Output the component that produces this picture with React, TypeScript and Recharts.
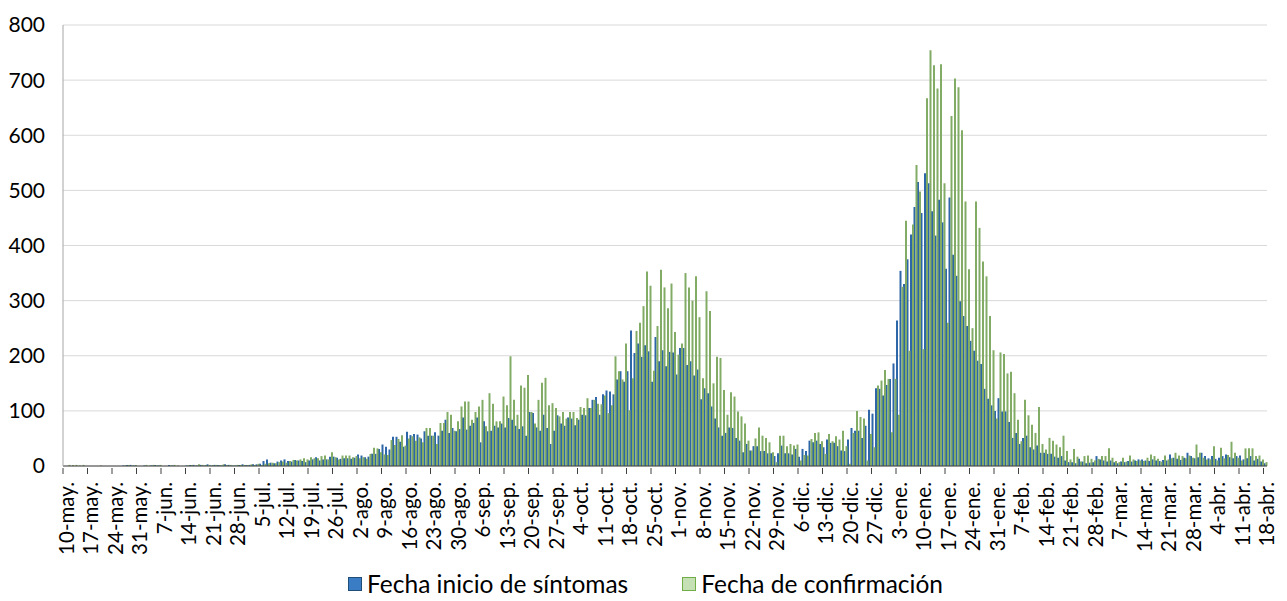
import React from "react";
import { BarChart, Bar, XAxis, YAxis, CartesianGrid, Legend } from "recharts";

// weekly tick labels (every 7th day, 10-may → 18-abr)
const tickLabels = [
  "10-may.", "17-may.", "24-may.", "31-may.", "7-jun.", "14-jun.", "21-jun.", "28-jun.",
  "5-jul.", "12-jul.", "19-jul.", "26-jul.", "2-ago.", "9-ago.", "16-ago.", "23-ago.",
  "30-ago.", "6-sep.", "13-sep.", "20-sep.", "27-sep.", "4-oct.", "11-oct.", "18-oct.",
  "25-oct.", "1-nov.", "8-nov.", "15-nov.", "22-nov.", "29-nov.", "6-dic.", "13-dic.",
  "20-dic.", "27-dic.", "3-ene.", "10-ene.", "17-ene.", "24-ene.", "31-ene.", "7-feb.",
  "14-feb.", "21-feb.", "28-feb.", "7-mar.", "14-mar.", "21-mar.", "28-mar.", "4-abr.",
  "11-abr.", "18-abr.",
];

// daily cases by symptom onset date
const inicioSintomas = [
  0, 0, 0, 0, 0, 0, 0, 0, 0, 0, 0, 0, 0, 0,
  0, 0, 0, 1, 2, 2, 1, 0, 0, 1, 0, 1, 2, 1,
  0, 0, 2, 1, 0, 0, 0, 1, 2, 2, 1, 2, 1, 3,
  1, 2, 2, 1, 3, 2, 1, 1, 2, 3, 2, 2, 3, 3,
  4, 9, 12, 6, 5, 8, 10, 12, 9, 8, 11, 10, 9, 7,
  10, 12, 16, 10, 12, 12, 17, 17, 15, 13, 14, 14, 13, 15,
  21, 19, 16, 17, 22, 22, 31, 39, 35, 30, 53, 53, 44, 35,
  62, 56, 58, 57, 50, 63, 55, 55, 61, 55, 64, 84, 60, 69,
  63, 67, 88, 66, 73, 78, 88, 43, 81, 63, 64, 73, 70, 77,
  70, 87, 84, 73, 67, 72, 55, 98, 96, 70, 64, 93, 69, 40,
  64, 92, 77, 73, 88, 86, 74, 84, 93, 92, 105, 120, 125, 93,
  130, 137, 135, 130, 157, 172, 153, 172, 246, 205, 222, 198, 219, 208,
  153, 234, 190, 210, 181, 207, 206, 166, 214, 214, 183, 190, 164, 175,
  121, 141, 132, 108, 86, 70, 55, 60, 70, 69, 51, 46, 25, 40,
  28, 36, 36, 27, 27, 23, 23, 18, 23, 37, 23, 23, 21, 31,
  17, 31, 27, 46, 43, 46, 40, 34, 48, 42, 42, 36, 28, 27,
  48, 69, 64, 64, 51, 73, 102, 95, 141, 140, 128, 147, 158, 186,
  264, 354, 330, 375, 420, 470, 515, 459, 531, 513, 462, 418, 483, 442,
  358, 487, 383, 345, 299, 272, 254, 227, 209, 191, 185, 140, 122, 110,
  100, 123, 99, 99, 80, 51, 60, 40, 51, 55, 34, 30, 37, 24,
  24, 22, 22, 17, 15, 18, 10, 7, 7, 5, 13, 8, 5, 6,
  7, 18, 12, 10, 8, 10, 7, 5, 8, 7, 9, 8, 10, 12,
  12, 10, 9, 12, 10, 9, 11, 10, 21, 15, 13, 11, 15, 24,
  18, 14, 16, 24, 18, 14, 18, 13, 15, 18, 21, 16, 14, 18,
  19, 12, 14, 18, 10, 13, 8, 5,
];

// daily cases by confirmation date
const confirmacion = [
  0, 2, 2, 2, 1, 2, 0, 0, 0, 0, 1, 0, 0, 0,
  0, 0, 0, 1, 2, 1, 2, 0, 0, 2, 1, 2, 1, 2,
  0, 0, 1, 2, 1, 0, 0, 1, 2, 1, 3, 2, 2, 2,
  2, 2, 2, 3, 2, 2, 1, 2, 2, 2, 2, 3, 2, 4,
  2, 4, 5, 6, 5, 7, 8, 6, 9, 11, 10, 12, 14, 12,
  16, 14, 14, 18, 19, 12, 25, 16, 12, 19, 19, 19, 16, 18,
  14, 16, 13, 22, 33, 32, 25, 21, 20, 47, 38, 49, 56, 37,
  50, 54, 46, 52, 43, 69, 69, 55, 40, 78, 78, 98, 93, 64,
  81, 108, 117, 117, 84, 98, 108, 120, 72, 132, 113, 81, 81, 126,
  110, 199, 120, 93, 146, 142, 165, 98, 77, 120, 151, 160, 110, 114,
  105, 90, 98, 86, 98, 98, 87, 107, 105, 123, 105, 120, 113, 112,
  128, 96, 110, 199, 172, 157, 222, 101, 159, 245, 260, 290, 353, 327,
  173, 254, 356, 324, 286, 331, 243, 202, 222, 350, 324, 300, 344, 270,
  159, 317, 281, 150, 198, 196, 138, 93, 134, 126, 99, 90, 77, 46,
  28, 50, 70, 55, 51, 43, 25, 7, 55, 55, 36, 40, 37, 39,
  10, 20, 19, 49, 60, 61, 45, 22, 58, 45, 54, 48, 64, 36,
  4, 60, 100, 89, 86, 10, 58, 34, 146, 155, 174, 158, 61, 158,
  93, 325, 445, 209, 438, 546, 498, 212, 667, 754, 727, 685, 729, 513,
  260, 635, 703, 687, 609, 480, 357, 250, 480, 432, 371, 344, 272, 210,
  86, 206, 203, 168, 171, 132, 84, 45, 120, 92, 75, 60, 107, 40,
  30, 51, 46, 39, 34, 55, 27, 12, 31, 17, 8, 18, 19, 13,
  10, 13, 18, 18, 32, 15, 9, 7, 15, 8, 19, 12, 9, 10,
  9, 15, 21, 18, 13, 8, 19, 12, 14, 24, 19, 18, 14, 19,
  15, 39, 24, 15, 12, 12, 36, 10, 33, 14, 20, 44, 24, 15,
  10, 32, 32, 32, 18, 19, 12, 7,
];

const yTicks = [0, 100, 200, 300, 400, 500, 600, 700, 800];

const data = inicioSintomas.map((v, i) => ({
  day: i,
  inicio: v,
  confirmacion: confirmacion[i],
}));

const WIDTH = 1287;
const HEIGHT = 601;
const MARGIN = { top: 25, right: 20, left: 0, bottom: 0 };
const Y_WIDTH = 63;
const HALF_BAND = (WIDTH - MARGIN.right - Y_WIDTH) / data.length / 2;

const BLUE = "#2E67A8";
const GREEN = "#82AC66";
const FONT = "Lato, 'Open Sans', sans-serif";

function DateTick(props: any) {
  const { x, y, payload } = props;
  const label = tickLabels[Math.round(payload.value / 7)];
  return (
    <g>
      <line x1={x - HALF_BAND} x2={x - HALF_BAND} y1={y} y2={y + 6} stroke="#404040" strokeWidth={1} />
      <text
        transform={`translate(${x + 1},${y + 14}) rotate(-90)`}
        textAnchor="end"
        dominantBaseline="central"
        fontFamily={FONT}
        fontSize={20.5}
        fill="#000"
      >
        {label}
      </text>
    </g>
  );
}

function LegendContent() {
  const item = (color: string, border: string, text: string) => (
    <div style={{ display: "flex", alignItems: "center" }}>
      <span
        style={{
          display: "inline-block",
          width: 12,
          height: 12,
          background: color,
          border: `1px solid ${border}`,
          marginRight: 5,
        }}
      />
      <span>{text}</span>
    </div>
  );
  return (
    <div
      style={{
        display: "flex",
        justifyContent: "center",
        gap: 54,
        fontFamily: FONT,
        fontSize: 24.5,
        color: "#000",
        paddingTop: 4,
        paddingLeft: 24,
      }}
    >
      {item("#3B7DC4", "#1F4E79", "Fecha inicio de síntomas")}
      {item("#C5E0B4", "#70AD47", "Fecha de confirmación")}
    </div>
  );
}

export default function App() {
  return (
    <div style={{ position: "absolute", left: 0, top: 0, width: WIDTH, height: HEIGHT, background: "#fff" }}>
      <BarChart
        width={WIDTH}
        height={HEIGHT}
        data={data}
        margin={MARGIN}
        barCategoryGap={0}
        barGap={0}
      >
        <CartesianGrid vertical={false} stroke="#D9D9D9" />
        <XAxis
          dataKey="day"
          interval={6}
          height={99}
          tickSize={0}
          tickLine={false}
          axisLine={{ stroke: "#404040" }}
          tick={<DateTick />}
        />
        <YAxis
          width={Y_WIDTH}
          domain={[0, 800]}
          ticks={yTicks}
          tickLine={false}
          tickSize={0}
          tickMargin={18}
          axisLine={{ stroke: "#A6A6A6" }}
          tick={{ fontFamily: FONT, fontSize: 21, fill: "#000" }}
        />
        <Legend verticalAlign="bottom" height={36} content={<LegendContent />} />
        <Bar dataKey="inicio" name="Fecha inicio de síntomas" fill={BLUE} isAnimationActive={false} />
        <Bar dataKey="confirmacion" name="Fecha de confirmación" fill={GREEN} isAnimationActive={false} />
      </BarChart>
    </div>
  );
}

::::::::::

→ Task instructions: Starting at the top of the listing above, please restate word for word each line up to and including the one that holds "YAxis, CartesianGrid, Legend", omitting every image.

→ Exercise result:
Output the component that produces this picture with React, TypeScript and Recharts.
import React from "react";
import { BarChart, Bar, XAxis, YAxis, CartesianGrid, Legend } from "recharts";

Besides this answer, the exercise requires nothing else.